Task goal: Look for the word "this" in the entries below, then copy every line that has it.

Recorded data:
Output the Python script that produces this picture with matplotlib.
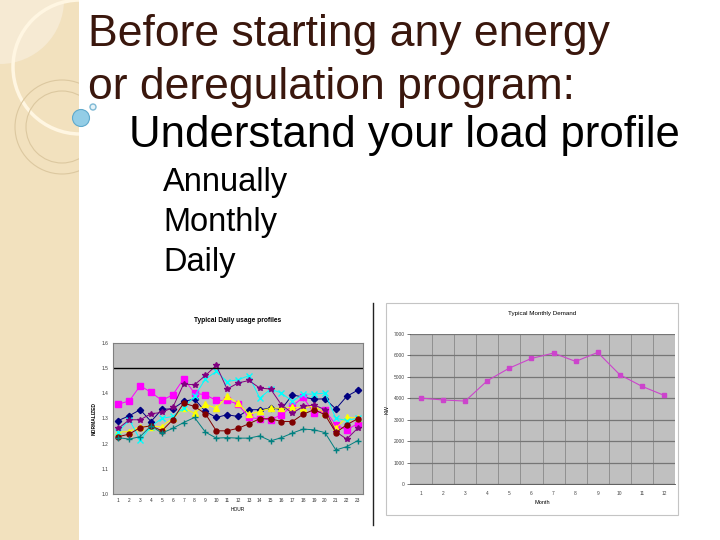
#!/usr/bin/env python3

"""Slide: load profile, with a daily usage chart and a monthly demand chart"""
import matplotlib
matplotlib.use("Agg")
from matplotlib import pyplot as plt
from matplotlib.patches import Rectangle, Circle

plt.rcParams['font.family'] = ['Liberation Sans', 'DejaVu Sans']

# daily profiles, 23 hourly points per series
hours = list(range(1, 24))
hour_labels = [str(h) for h in hours]
navy_vals = [1.292, 1.311, 1.335, 1.288, 1.337, 1.338, 1.368, 1.377, 1.328, 1.304, 1.315, 1.308,
             1.335, 1.335, 1.341, 1.337, 1.394, 1.385, 1.377, 1.378, 1.338, 1.388, 1.412]
magenta_vals = [1.357, 1.370, 1.430, 1.404, 1.372, 1.394, 1.458, 1.401, 1.394, 1.372, 1.372, 1.357,
                1.304, 1.299, 1.295, 1.315, 1.350, 1.384, 1.321, 1.332, 1.275, 1.255, 1.279]
yellow_vals = [1.246, 1.248, 1.268, 1.268, 1.268, 1.301, 1.341, 1.321, 1.357, 1.341, 1.388, 1.361,
               1.317, 1.328, 1.341, 1.341, 1.344, 1.341, 1.350, 1.321, 1.261, 1.305, 1.301]
cyan_vals = [1.248, 1.295, 1.215, 1.268, 1.301, 1.308, 1.341, 1.388, 1.457, 1.487, 1.447, 1.454,
             1.470, 1.381, 1.417, 1.401, 1.368, 1.397, 1.397, 1.401, 1.301, 1.292, 1.301]
purple_vals = [1.261, 1.295, 1.295, 1.319, 1.324, 1.344, 1.437, 1.434, 1.471, 1.511, 1.417, 1.441,
               1.451, 1.421, 1.417, 1.354, 1.321, 1.348, 1.354, 1.335, 1.248, 1.218, 1.261]
maroon_vals = [1.228, 1.238, 1.264, 1.271, 1.251, 1.295, 1.361, 1.348, 1.319, 1.251, 1.251, 1.261,
               1.279, 1.299, 1.299, 1.288, 1.288, 1.317, 1.335, 1.315, 1.244, 1.275, 1.299]
teal_vals = [1.224, 1.218, 1.228, 1.271, 1.242, 1.261, 1.284, 1.304, 1.246, 1.222, 1.224, 1.222,
             1.222, 1.231, 1.211, 1.224, 1.242, 1.258, 1.255, 1.244, 1.175, 1.188, 1.212]
daily_ticks = [1.0, 1.1, 1.2, 1.3, 1.4, 1.5, 1.6]
peak_line = 1.5

# monthly demand
months = list(range(1, 13))
demand_kw = [4010, 3920, 3870, 4820, 5410, 5860, 6110, 5720, 6140, 5100, 4560, 4140]

fig = plt.figure(figsize=(7.2, 5.4), dpi=100)

# slide background, in pixel units
bg = fig.add_axes((0, 0, 1, 1))
bg.set_xlim(0, 720)
bg.set_ylim(540, 0)
bg.axis('off')
band = Rectangle((0, 0), 79, 540, facecolor='#F2E1BE', edgecolor='none')
bg.add_patch(band)
for patch in [Circle((0, 0), 64, facecolor='#F6EAD3', edgecolor='none'),
              Circle((80, 67), 67, facecolor='none', edgecolor='#FFF6E2', lw=2.5),
              Circle((62, 127), 47, facecolor='none', edgecolor='#DCC8A0', lw=0.8),
              Circle((62, 127), 36, facecolor='none', edgecolor='#DCC8A0', lw=0.8)]:
    bg.add_patch(patch)
    patch.set_clip_path(band)
bg.add_patch(Circle((81, 118), 8.5, facecolor='#93CDE6', edgecolor='#5FA9CC', lw=0.8))
bg.add_patch(Circle((93, 107), 3, facecolor='#E4F2F8', edgecolor='#7DB8D4', lw=1))

title_col = '#3A170D'
bg.text(88, 46, "Before starting any energy", fontsize=32, color=title_col, va='baseline')
bg.text(88, 99, "or deregulation program:", fontsize=32, color=title_col, va='baseline')
bg.text(129, 147, "Understand your load profile", fontsize=31.5, color='black', va='baseline')
for i, word in enumerate(["Annually", "Monthly", "Daily"]):
    bg.text(163, 191 + 40 * i, word, fontsize=23.5, color='black', va='baseline')

# right panel frame and separator
bg.add_patch(Rectangle((386, 303), 292, 212, facecolor='white', edgecolor='#C4C4C4', lw=0.8))
bg.plot([373, 373], [303, 525], color='#222222', lw=1)

# daily chart
ax1 = fig.add_axes((113 / 720, 46 / 540, 250 / 720, 151 / 540))
ax1.set_facecolor('#C0C0C0')
series = [
    (navy_vals, '#000080', 'D', 3.2),
    (magenta_vals, '#FF00FF', 's', 4.2),
    (yellow_vals, '#FFFF00', '^', 4.0),
    (cyan_vals, '#00FFFF', 'x', 3.8),
    (purple_vals, '#800080', '*', 4.2),
    (maroon_vals, '#800000', 'o', 3.6),
    (teal_vals, '#008080', '+', 4.2),
]
for vals, col, mk, ms in series:
    ax1.plot(hours, vals, color=col, marker=mk, ms=ms, lw=0.7, mew=1.0)
ax1.axhline(peak_line, color='black', lw=1)
ax1.set_xlim(0.5, 23.5)
ax1.set_ylim(daily_ticks[0], daily_ticks[-1])
ax1.set_xticks(hours)
ax1.set_xticklabels(hour_labels)
ax1.set_yticks(daily_ticks)
ax1.set_yticklabels(["%.1f" % t for t in daily_ticks])
ax1.tick_params(labelsize=3.5, length=0, pad=3, colors='#333333')
for s in ax1.spines.values():
    s.set_color('#808080')
    s.set_linewidth(0.8)
ax1.set_title("Typical Daily usage profiles", fontsize=4.8, fontweight='bold', pad=15)
ax1.set_xlabel("HOUR", fontsize=3.5, labelpad=3)
ax1.set_ylabel("NORMALIZED", fontsize=3.5, fontweight='bold', labelpad=4)

# monthly chart
ax2 = fig.add_axes((410 / 720, 56 / 540, 265 / 720, 150 / 540))
ax2.set_facecolor('#C0C0C0')
ax2.plot(months, demand_kw, color='#CC44CC', marker='s', ms=2.4, lw=0.8)
ax2.set_xlim(0.5, 12.5)
ax2.set_ylim(0, 7000)
ax2.set_xticks(months)
ax2.set_xticks([m + 0.5 for m in months[:-1]], minor=True)
ax2.set_yticks(range(0, 7001, 1000))
ax2.grid(axis='y', which='major', color='#767676', lw=0.9)
ax2.grid(axis='x', which='minor', color='#888888', lw=0.6)
ax2.set_axisbelow(True)
ax2.tick_params(labelsize=3.5, length=2, width=0.5, pad=2, colors='#444444')
ax2.tick_params(which='minor', length=0)
ax2.tick_params(axis='x', length=0, pad=5)
for s in ax2.spines.values():
    s.set_visible(False)
ax2.spines['bottom'].set_visible(True)
ax2.spines['bottom'].set_color('#444444')
ax2.spines['bottom'].set_linewidth(0.6)
ax2.set_title("Typical Monthly Demand", fontsize=4.5, pad=14)
ax2.set_xlabel("Month", fontsize=4, labelpad=3)
ax2.set_ylabel("KW", fontsize=4, labelpad=3)

fig.savefig("out.png", dpi=100)
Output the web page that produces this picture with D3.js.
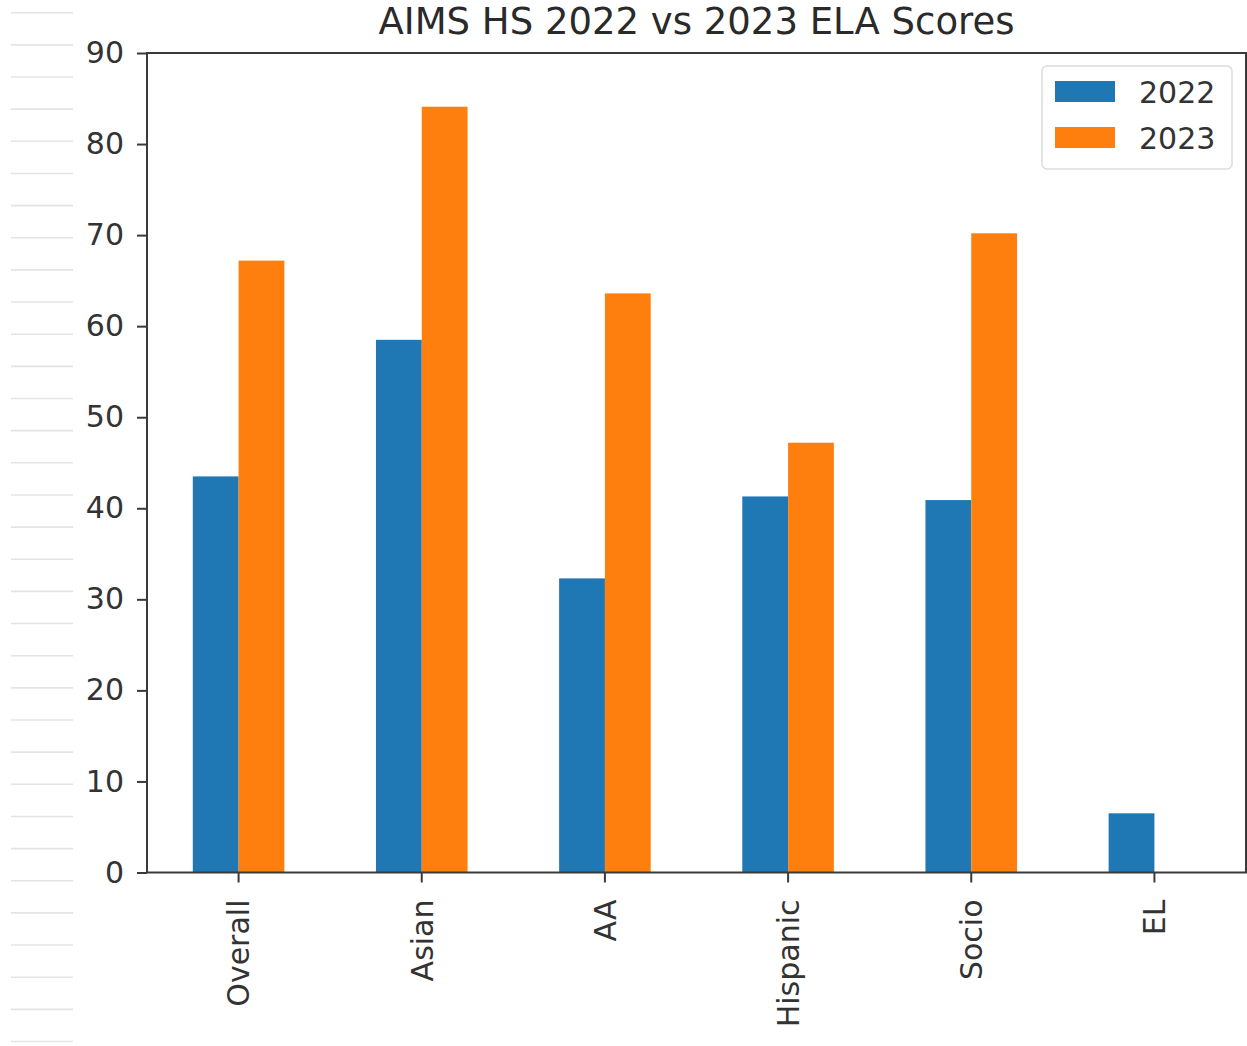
<!DOCTYPE html>
<html>
<head>
<meta charset="utf-8">
<script src="https://cdn.jsdelivr.net/npm/d3@7"></script>
<style>
  body { margin: 0; background: #fff; }
  svg { display: block; font-family: "DejaVu Sans", sans-serif; }
</style>
</head>
<body>
<script>
// chart values
var categories = ["Overall", "Asian", "AA", "Hispanic", "Socio", "EL"];
var seriesNames = ["2022", "2023"];
var scores2022 = [43.5, 58.5, 32.3, 41.3, 40.9, 6.5];
var scores2023 = [67.2, 84.1, 63.6, 47.2, 70.2, null];
var yTicks = [0, 10, 20, 30, 40, 50, 60, 70, 80, 90];
var colors = ["#1f77b4", "#ff7f0e"];

// set the dimensions of the page and plot box
var W = 1247, H = 1046;
var plotL = 147, plotR = 1246, plotT = 53, plotB = 872.5;
var fs = 30;

var svg = d3.select("body").append("svg")
    .attr("width", W)
    .attr("height", H);

// notebook-style faint lines down the left edge
svg.append("g").selectAll("line")
    .data(d3.range(33))
  .enter().append("line")
    .attr("x1", 11).attr("x2", 73)
    .attr("y1", function(i) { return 12.7 + i * 32.15; })
    .attr("y2", function(i) { return 12.7 + i * 32.15; })
    .attr("stroke", "#e4e4e4")
    .attr("stroke-width", 1.6);

// scales
var x = d3.scaleBand()
    .domain(categories)
    .range([plotL, plotR])
    .paddingInner(0.5)
    .paddingOuter(0.25);
var x1 = d3.scaleBand()
    .domain(seriesNames)
    .range([0, x.bandwidth()]);
var y = d3.scaleLinear()
    .domain([0, 90])
    .range([plotB, plotT]);

// rows of {cat, series, value}
var rows = [];
categories.forEach(function(c, i) {
    rows.push({cat: c, s: "2022", v: scores2022[i], col: colors[0]});
    if (scores2023[i] != null) rows.push({cat: c, s: "2023", v: scores2023[i], col: colors[1]});
});

svg.append("g").selectAll("rect")
    .data(rows)
  .enter().append("rect")
    .attr("x", function(d) { return x(d.cat) + x1(d.s); })
    .attr("width", x1.bandwidth())
    .attr("y", function(d) { return y(d.v); })
    .attr("height", function(d) { return plotB - y(d.v); })
    .attr("fill", function(d) { return d.col; });

var axisColor = "#3a3a3a";

// y axis
var gy = svg.append("g")
    .attr("transform", "translate(" + plotL + ",0)")
    .call(d3.axisLeft(y).tickValues(yTicks).tickSize(10).tickPadding(13));
gy.select(".domain").remove();
gy.selectAll("line").attr("stroke", axisColor).attr("stroke-width", 2);
gy.selectAll("text")
    .attr("font-size", fs)
    .attr("font-family", "DejaVu Sans")
    .attr("fill", "#333");

// x axis with rotated labels
var gx = svg.append("g")
    .attr("transform", "translate(0," + plotB + ")")
    .call(d3.axisBottom(x).tickSize(10));
gx.select(".domain").remove();
gx.selectAll("line").attr("stroke", axisColor).attr("stroke-width", 2);
gx.selectAll("text")
    .attr("transform", "rotate(-90)")
    .attr("text-anchor", "end")
    .attr("x", -27)
    .attr("y", 0)
    .attr("dy", "0.36em")
    .attr("font-size", fs)
    .attr("font-family", "DejaVu Sans")
    .attr("fill", "#333");

// frame (all four spines)
svg.append("rect")
    .attr("x", plotL).attr("y", plotT)
    .attr("width", plotR - plotL).attr("height", plotB - plotT)
    .attr("fill", "none")
    .attr("stroke", axisColor)
    .attr("stroke-width", 2);

// title
svg.append("text")
    .attr("x", (plotL + plotR) / 2)
    .attr("y", 34)
    .attr("text-anchor", "middle")
    .attr("font-size", 37)
    .attr("fill", "#2a2a2a")
    .text("AIMS HS 2022 vs 2023 ELA Scores");

// legend
var lg = svg.append("g").attr("transform", "translate(1042,66)");
lg.append("rect")
    .attr("width", 190).attr("height", 103)
    .attr("rx", 5)
    .attr("fill", "#fff")
    .attr("stroke", "#dcdcdc")
    .attr("stroke-width", 1.5);
seriesNames.forEach(function(s, i) {
    lg.append("rect")
        .attr("x", 13).attr("y", 15 + i * 46)
        .attr("width", 60).attr("height", 21)
        .attr("fill", colors[i]);
    lg.append("text")
        .attr("x", 97).attr("y", 26 + i * 46)
        .attr("dy", "0.36em")
        .attr("font-size", fs)
        .attr("fill", "#333")
        .text(s);
});
</script>
</body>
</html>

Result below:
Output the Python script that produces this picture with matplotlib.
Output the web page that produces this picture with D3.js.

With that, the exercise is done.